Limitations of traditional tools for beyond design basis external hazard PRA

•Limitations of traditional PRA tools for event and fault tree analysis.•Exact quantification of risk for beyond design basis external hazards.•Common cause failures in beyond design basis risk assessment.•Bayesian Network for PRA.•Accident sequences for decision support. Probabilistic risk assessment (PRA) is being used increasingly by the nuclear industry for safety during normal operations as well as for the protection against external hazards. Computation of total risk in an external hazard PRA is dependent on hazard assessment, fragility assessment, and systems analysis. A systems analysis for propagation of component fragilities is conducted using event and fault trees. The event and fault trees for an actual power plant can be fairly large in size, which imposes computational challenges. Hence, certain assumptions are employed for computational efficiency.

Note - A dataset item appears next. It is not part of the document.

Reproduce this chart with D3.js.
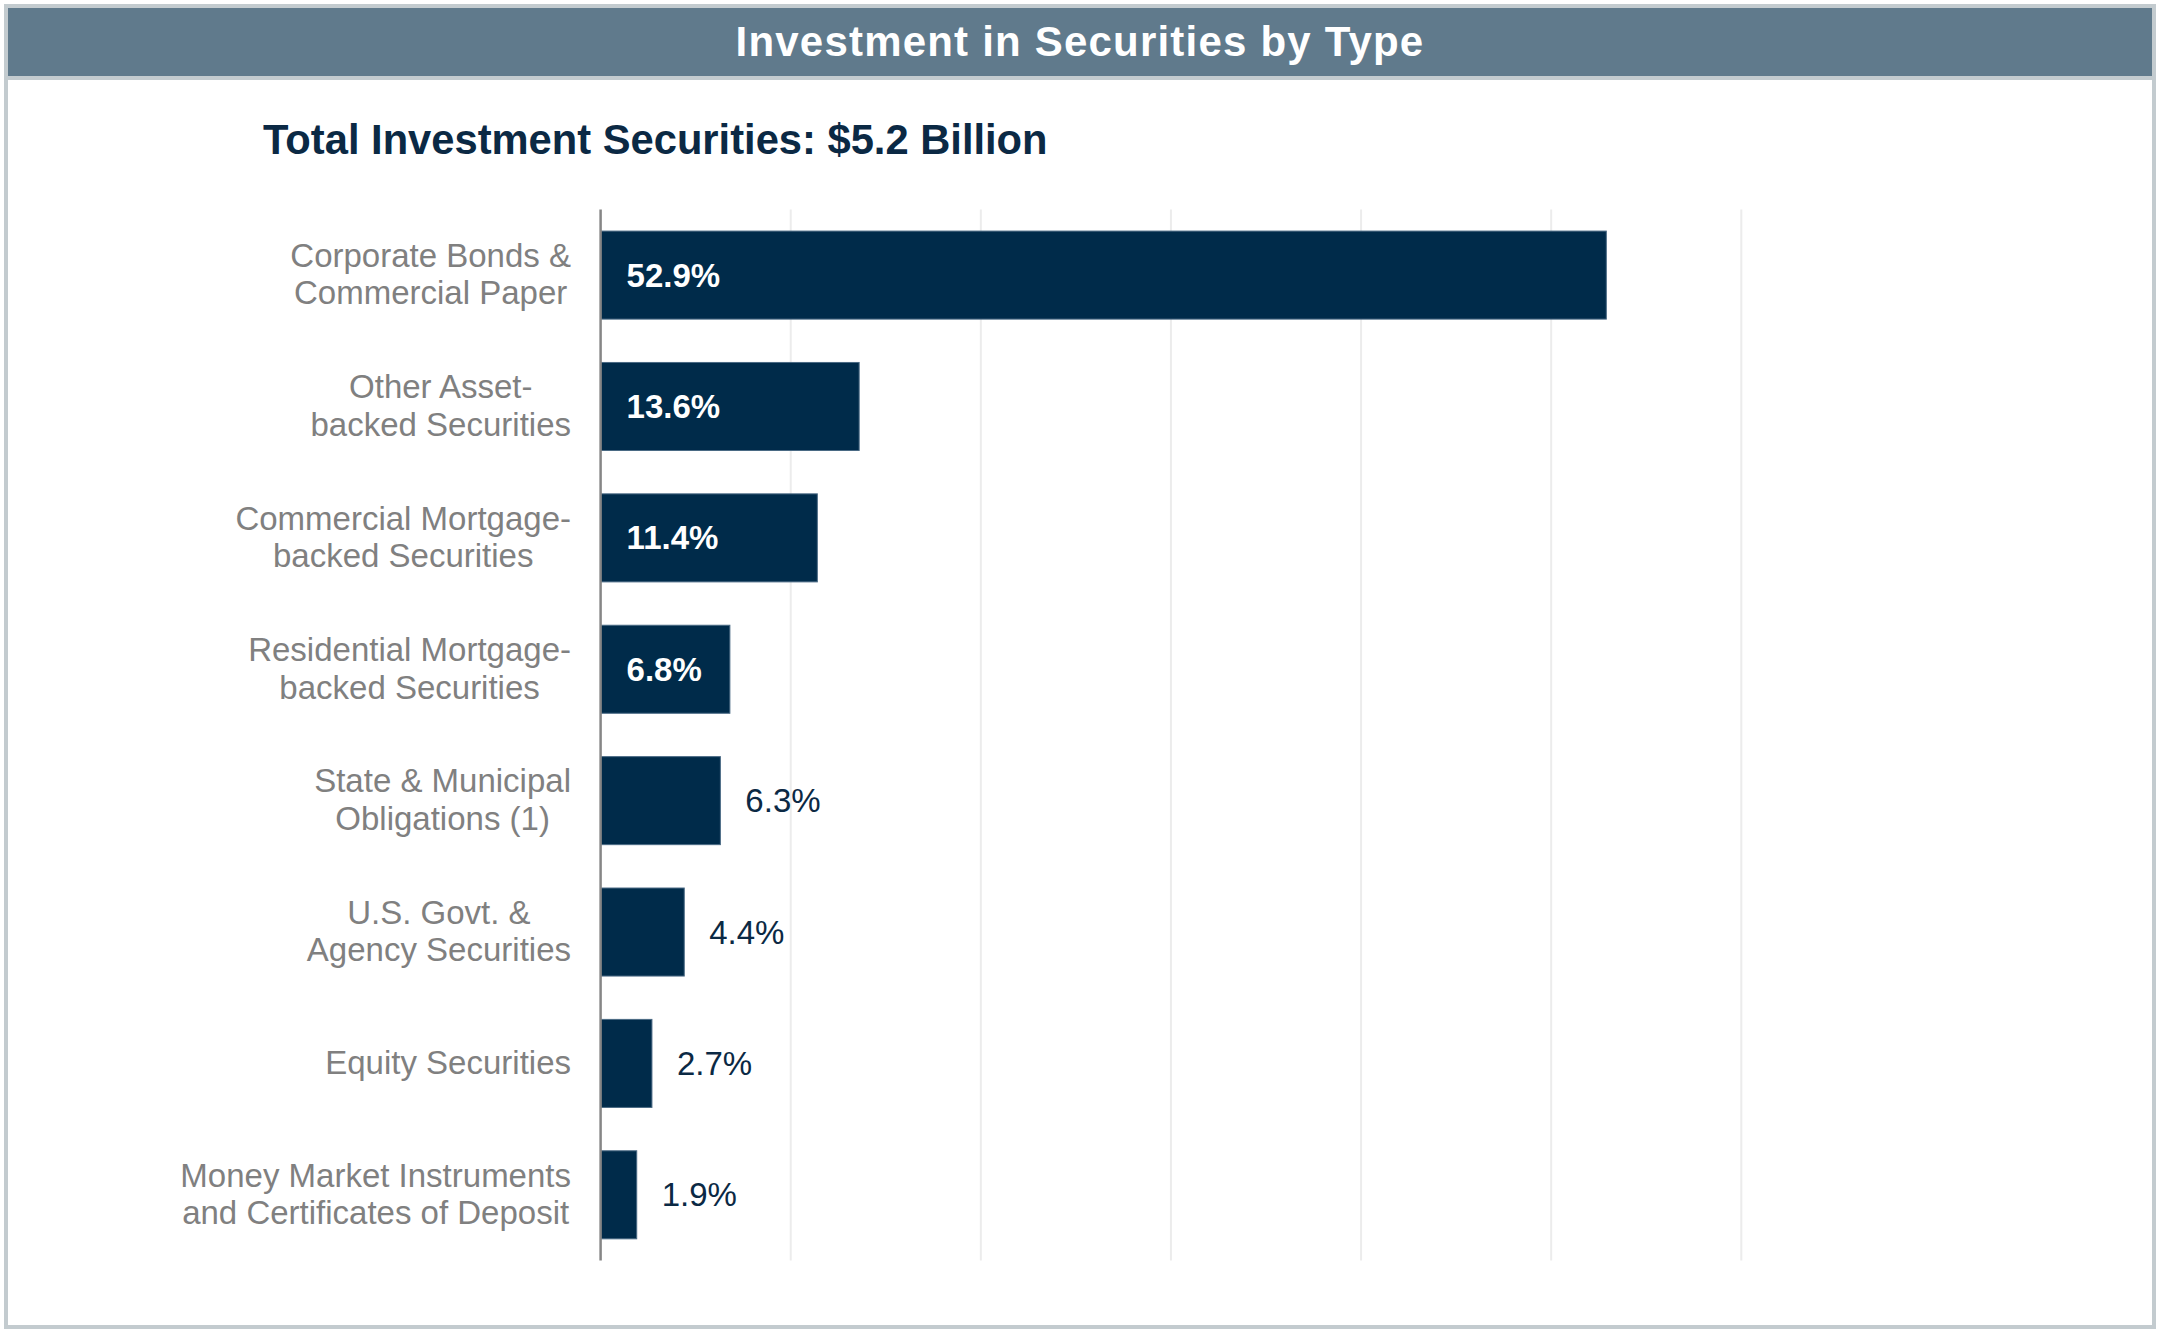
<!DOCTYPE html>
<html>
<head>
<meta charset="utf-8">
<script src="https://cdn.jsdelivr.net/npm/d3@7"></script>
<style>
  html, body { margin: 0; padding: 0; background: #ffffff; }
  svg { display: block; font-family: "Liberation Sans", Arial, sans-serif; }
</style>
</head>
<body>
<svg id="chart" width="2160" height="1334"></svg>
<script>
const chartTitle = "Investment in Securities by Type";
const subTitle = "Total Investment Securities: $5.2 Billion";
const categories = [
  ["Corporate Bonds &", "Commercial Paper"],
  ["Other Asset-", "backed Securities"],
  ["Commercial Mortgage-", "backed Securities"],
  ["Residential Mortgage-", "backed Securities"],
  ["State & Municipal", "Obligations (1)"],
  ["U.S. Govt. &", "Agency Securities"],
  ["Equity Securities"],
  ["Money Market Instruments", "and Certificates of Deposit"]
];
const values = [52.9, 13.6, 11.4, 6.8, 6.3, 4.4, 2.7, 1.9];
const insideLabel = [true, true, true, true, false, false, false, false];
const gridTicks = [0, 10, 20, 30, 40, 50, 60];

const svg = d3.select("#chart");
const W = 2160, H = 1334;

// frame
svg.append("rect").attr("x", 6).attr("y", 6).attr("width", W - 12).attr("height", H - 13)
  .attr("fill", "#ffffff").attr("stroke", "#c3cbcf").attr("stroke-width", 4);
svg.append("rect").attr("x", 8).attr("y", 8).attr("width", W - 16).attr("height", 68)
  .attr("fill", "#607a8c");
svg.append("rect").attr("x", 8).attr("y", 76).attr("width", W - 16).attr("height", 4)
  .attr("fill", "#c3cbcf");

svg.append("text").attr("x", W / 2).attr("y", 56).attr("text-anchor", "middle")
  .attr("fill", "#ffffff").attr("font-weight", "bold").attr("font-size", 42)
  .attr("letter-spacing", 1.2).text(chartTitle);

svg.append("text").attr("x", 263).attr("y", 154)
  .attr("fill", "#0b2944").attr("font-weight", "bold").attr("font-size", 41.7)
  .text(subTitle);

const x = d3.scaleLinear().domain([0, 60]).range([600.6, 1741.3]);
const y = d3.scaleBand().domain(d3.range(categories.length)).range([209.4, 1260.5])
  .paddingInner(0.33).paddingOuter(0.165);

// gridlines
svg.append("g").selectAll("line").data(gridTicks.slice(1)).join("line")
  .attr("x1", d => x(d)).attr("x2", d => x(d))
  .attr("y1", 209.4).attr("y2", 1260.5)
  .attr("stroke", "#ececec").attr("stroke-width", 2);

// bars
svg.append("g").selectAll("rect").data(values).join("rect")
  .attr("x", x(0)).attr("y", (d, i) => y(i))
  .attr("width", d => x(d) - x(0)).attr("height", y.bandwidth())
  .attr("fill", "#002b4a").attr("stroke", "#4a6a84").attr("stroke-width", 1);

// axis line
svg.append("line").attr("x1", x(0)).attr("x2", x(0)).attr("y1", 209.4).attr("y2", 1260.5)
  .attr("stroke", "#868686").attr("stroke-width", 2.5);

// value labels
svg.append("g").selectAll("text").data(values).join("text")
  .attr("x", (d, i) => insideLabel[i] ? x(0) + 26 : x(d) + 25)
  .attr("y", (d, i) => y(i) + y.bandwidth() / 2)
  .attr("dominant-baseline", "central")
  .attr("font-size", 33)
  .attr("font-weight", (d, i) => insideLabel[i] ? "bold" : "normal")
  .attr("fill", (d, i) => insideLabel[i] ? "#ffffff" : "#0b2944")
  .text(d => d.toFixed(1) + "%");

// category labels: block right-aligned, lines centered
const labelRight = 571;
const lg = svg.append("g").attr("fill", "#808080").attr("font-size", 33);
categories.forEach((lines, i) => {
  const cy = y(i) + y.bandwidth() / 2;
  const texts = lines.map((t, j) => lg.append("text")
    .attr("y", cy - 1 + (j - (lines.length - 1) / 2) * 37.5)
    .attr("dominant-baseline", "central")
    .attr("text-anchor", "middle")
    .text(t));
  const maxW = d3.max(texts, t => t.node().getComputedTextLength());
  texts.forEach(t => t.attr("x", labelRight - maxW / 2));
});
</script>
</body>
</html>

These assumptions typically represent the conditions imposed during the design basis (DB) scenario. The traditional PRA tools based on these assumptions are also widely applied to perform risk assessment in the context of beyond design basis (BDB) scenarios. However, some of these assumptions may not be valid for certain BDB scenarios. In addition, the probability of dependent failures also increases in BDB scenarios due to common cause failures (CCF) which usually results from design modifications, human errors, etc. In this manuscript, a simple and a relatively more complex illustrative examples are used to show the limitation of these assumptions in the numerical quantification of risk for the case of BDB conditions. Case studies with CCF events across multiple fault trees are also presented to illustrate the effect of these assumptions when traditional approach is used in BDB risk assessment. It is shown that the assumptions are valid for the case of DB conditions but may lead to excessively conservative risk estimates in the case of BDB conditions. A Bayesian network based top-down algorithm is proposed as an alternative tool for accurate numerical quantification of total risk in systems analysis.